* START *

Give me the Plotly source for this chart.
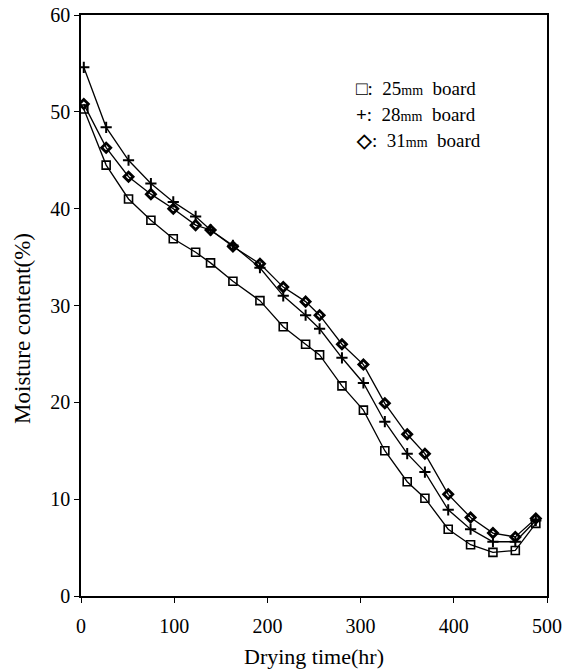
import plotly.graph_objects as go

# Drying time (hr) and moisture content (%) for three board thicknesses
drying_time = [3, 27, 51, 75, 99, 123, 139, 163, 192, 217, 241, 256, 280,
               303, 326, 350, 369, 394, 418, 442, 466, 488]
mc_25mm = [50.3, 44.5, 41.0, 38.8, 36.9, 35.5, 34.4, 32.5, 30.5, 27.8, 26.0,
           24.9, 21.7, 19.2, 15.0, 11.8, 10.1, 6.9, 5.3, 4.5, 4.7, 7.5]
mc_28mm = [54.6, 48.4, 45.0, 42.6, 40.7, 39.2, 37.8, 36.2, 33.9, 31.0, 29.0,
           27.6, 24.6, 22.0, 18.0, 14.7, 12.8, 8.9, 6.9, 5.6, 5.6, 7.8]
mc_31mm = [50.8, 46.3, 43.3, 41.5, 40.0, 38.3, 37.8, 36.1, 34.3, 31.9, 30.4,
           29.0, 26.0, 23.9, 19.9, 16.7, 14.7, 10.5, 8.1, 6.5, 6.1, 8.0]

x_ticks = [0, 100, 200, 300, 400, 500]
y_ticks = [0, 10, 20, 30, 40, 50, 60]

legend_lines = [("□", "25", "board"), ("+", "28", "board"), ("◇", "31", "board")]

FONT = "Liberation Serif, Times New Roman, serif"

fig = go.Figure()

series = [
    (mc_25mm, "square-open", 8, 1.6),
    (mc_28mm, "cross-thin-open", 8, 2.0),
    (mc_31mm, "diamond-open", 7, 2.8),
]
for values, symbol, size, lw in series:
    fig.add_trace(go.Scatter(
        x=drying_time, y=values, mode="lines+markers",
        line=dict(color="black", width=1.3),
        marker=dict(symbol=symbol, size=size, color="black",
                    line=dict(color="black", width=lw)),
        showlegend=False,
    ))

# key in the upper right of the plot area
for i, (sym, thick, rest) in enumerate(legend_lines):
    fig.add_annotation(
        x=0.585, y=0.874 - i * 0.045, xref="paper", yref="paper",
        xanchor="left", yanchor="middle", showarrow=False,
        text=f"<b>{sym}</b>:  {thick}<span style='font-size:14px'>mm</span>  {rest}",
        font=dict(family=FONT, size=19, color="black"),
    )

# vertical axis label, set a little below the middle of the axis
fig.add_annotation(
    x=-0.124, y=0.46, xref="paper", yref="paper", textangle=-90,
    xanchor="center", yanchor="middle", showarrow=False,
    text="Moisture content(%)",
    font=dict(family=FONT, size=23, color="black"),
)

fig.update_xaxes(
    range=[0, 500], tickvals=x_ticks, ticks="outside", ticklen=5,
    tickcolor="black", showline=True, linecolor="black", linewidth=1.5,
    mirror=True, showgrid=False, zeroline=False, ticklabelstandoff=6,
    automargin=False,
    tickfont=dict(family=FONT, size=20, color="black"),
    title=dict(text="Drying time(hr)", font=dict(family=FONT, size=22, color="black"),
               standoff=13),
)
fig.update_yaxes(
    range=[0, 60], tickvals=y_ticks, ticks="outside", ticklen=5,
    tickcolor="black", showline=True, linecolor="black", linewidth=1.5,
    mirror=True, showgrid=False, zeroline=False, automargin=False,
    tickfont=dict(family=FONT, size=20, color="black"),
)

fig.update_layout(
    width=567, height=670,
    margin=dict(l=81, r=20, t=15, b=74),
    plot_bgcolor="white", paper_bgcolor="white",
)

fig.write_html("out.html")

* END *

**Exercise description:**
Print the full listing exactly, dropping the pictures.

**Exercise response:**
Give me the Plotly source for this chart.
import plotly.graph_objects as go

# Drying time (hr) and moisture content (%) for three board thicknesses
drying_time = [3, 27, 51, 75, 99, 123, 139, 163, 192, 217, 241, 256, 280,
               303, 326, 350, 369, 394, 418, 442, 466, 488]
mc_25mm = [50.3, 44.5, 41.0, 38.8, 36.9, 35.5, 34.4, 32.5, 30.5, 27.8, 26.0,
           24.9, 21.7, 19.2, 15.0, 11.8, 10.1, 6.9, 5.3, 4.5, 4.7, 7.5]
mc_28mm = [54.6, 48.4, 45.0, 42.6, 40.7, 39.2, 37.8, 36.2, 33.9, 31.0, 29.0,
           27.6, 24.6, 22.0, 18.0, 14.7, 12.8, 8.9, 6.9, 5.6, 5.6, 7.8]
mc_31mm = [50.8, 46.3, 43.3, 41.5, 40.0, 38.3, 37.8, 36.1, 34.3, 31.9, 30.4,
           29.0, 26.0, 23.9, 19.9, 16.7, 14.7, 10.5, 8.1, 6.5, 6.1, 8.0]

x_ticks = [0, 100, 200, 300, 400, 500]
y_ticks = [0, 10, 20, 30, 40, 50, 60]

legend_lines = [("□", "25", "board"), ("+", "28", "board"), ("◇", "31", "board")]

FONT = "Liberation Serif, Times New Roman, serif"

fig = go.Figure()

series = [
    (mc_25mm, "square-open", 8, 1.6),
    (mc_28mm, "cross-thin-open", 8, 2.0),
    (mc_31mm, "diamond-open", 7, 2.8),
]
for values, symbol, size, lw in series:
    fig.add_trace(go.Scatter(
        x=drying_time, y=values, mode="lines+markers",
        line=dict(color="black", width=1.3),
        marker=dict(symbol=symbol, size=size, color="black",
                    line=dict(color="black", width=lw)),
        showlegend=False,
    ))

# key in the upper right of the plot area
for i, (sym, thick, rest) in enumerate(legend_lines):
    fig.add_annotation(
        x=0.585, y=0.874 - i * 0.045, xref="paper", yref="paper",
        xanchor="left", yanchor="middle", showarrow=False,
        text=f"<b>{sym}</b>:  {thick}<span style='font-size:14px'>mm</span>  {rest}",
        font=dict(family=FONT, size=19, color="black"),
    )

# vertical axis label, set a little below the middle of the axis
fig.add_annotation(
    x=-0.124, y=0.46, xref="paper", yref="paper", textangle=-90,
    xanchor="center", yanchor="middle", showarrow=False,
    text="Moisture content(%)",
    font=dict(family=FONT, size=23, color="black"),
)

fig.update_xaxes(
    range=[0, 500], tickvals=x_ticks, ticks="outside", ticklen=5,
    tickcolor="black", showline=True, linecolor="black", linewidth=1.5,
    mirror=True, showgrid=False, zeroline=False, ticklabelstandoff=6,
    automargin=False,
    tickfont=dict(family=FONT, size=20, color="black"),
    title=dict(text="Drying time(hr)", font=dict(family=FONT, size=22, color="black"),
               standoff=13),
)
fig.update_yaxes(
    range=[0, 60], tickvals=y_ticks, ticks="outside", ticklen=5,
    tickcolor="black", showline=True, linecolor="black", linewidth=1.5,
    mirror=True, showgrid=False, zeroline=False, automargin=False,
    tickfont=dict(family=FONT, size=20, color="black"),
)

fig.update_layout(
    width=567, height=670,
    margin=dict(l=81, r=20, t=15, b=74),
    plot_bgcolor="white", paper_bgcolor="white",
)

fig.write_html("out.html")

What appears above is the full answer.